A novel method for measuring three-axis dynamic centrifugal acceleration field: the matrix transformation method

Abstract

Abstract When a three-axis dynamic centrifuge is used to test the performance of inertial equipment (accelerometer, gyroscope, gyro-accelerometer, etc), accurate estimating of the acceleration at the sensing position of the tested sensors is a key step. To solve the problem of the lack of relevant suitable methods, first, the principle of rigid body kinematics is used to prove that the acceleration of each point on a rigid body changes linearly with respect to the position. Subsequently, a matrix transformation method for accurately measuring the acceleration field on the three-axis dynamic centrifuge is presented. In this method, the distribution law (expressed by a 3 × 3 matrix) of the acceleration field is calculated based on the measured acceleration at multiple positions. After that the acceleration estimation value at any point on the centrifuge can be calculated. Finally, the uncertainty of the estimated acceleration value is analyzed, and a verification experiment is carried out. The results show that the accuracy of this method is mainly limited by the accuracy of the acceleration measurements.
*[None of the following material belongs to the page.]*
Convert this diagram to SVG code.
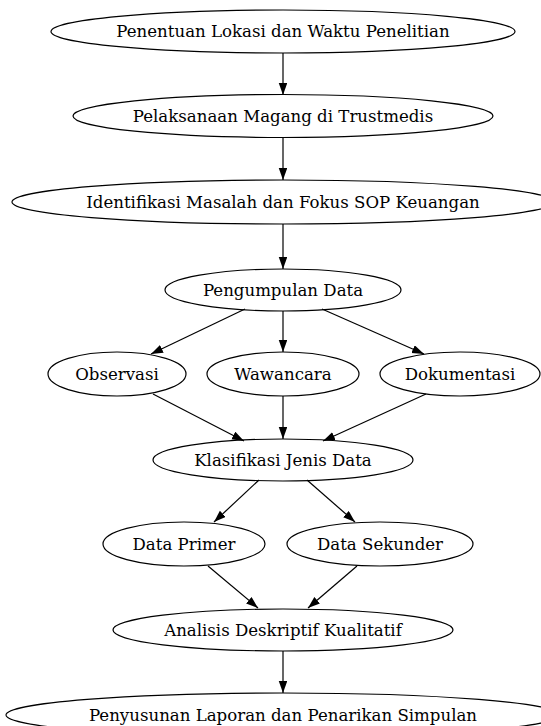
<svg xmlns="http://www.w3.org/2000/svg" width="541" height="726" viewBox="0 0 541 726">
<style>
.n ellipse{fill:none;stroke:#000;stroke-width:1.2}
.n text{font-family:"DejaVu Serif",serif;font-size:16.6px;fill:#000;text-anchor:middle}
.e line{stroke:#000;stroke-width:1.2;marker-end:url(#ah)}
</style>
<defs>
<marker id="ah" markerUnits="userSpaceOnUse" markerWidth="12" markerHeight="9" refX="12" refY="4.25" orient="auto">
<polygon points="0,0 12,4.25 0,8.5" fill="#000"/>
</marker>
</defs>
<rect width="541" height="726" fill="#fff"/>
<g id="edges" class="e">
<line x1="283" y1="53" x2="283" y2="95"/>
<line x1="283" y1="137" x2="283" y2="180"/>
<line x1="283" y1="224" x2="283" y2="269"/>
<line x1="245" y1="309" x2="151" y2="354"/>
<line x1="283" y1="311" x2="283" y2="352"/>
<line x1="322" y1="309" x2="424" y2="354"/>
<line x1="153" y1="394" x2="244" y2="441"/>
<line x1="283" y1="396" x2="283" y2="439"/>
<line x1="426" y1="394" x2="323" y2="441"/>
<line x1="259" y1="480" x2="214" y2="522"/>
<line x1="307" y1="480" x2="355" y2="522"/>
<line x1="208" y1="566" x2="258" y2="608"/>
<line x1="357" y1="566" x2="308" y2="608"/>
<line x1="283" y1="651" x2="283" y2="693"/>
</g>
<g id="n1" class="n"><ellipse cx="283" cy="31.5" rx="232" ry="21.5"/><text x="283" y="37">Penentuan Lokasi dan Waktu Penelitian</text></g>
<g id="n2" class="n"><ellipse cx="283" cy="116" rx="210" ry="21.5"/><text x="283" y="121.5">Pelaksanaan Magang di Trustmedis</text></g>
<g id="n3" class="n"><ellipse cx="283" cy="202" rx="271" ry="22"/><text x="283" y="207.5">Identifikasi Masalah dan Fokus SOP Keuangan</text></g>
<g id="n4" class="n"><ellipse cx="283" cy="290" rx="118" ry="21"/><text x="283" y="295.5">Pengumpulan Data</text></g>
<g id="n5" class="n"><ellipse cx="117" cy="374" rx="69" ry="22"/><text x="117" y="379.5">Observasi</text></g>
<g id="n6" class="n"><ellipse cx="283" cy="374" rx="76" ry="22"/><text x="283" y="379.5">Wawancara</text></g>
<g id="n7" class="n"><ellipse cx="460" cy="374" rx="80" ry="22"/><text x="460" y="379.5">Dokumentasi</text></g>
<g id="n8" class="n"><ellipse cx="283" cy="460" rx="130" ry="21"/><text x="283" y="465.5">Klasifikasi Jenis Data</text></g>
<g id="n9" class="n"><ellipse cx="184" cy="544" rx="81" ry="22"/><text x="184" y="549.5">Data Primer</text></g>
<g id="n10" class="n"><ellipse cx="380" cy="544" rx="93" ry="22"/><text x="380" y="549.5">Data Sekunder</text></g>
<g id="n11" class="n"><ellipse cx="283" cy="630" rx="170" ry="21"/><text x="283" y="635.5">Analisis Deskriptif Kualitatif</text></g>
<g id="n12" class="n"><ellipse cx="283" cy="715" rx="277" ry="22"/><text x="283" y="720.5">Penyusunan Laporan dan Penarikan Simpulan</text></g>
</svg>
The preliminary verification experiment system shows that the mean deviation of the estimated value error obtained by this method is less than 0.024 g, the standard uncertainty is less than 0.015 g, the left and right endpoints of the 95% probability inclusion interval are less than −0.026 g and 0.036 g, respectively, and the half width of the interval is less than 0.028 g. In all, this paper provides a powerful tool for examining the precision performance of inertial equipment on a three-axis dynamic centrifuge, and can also be used for calibration of this kind of centrifuge.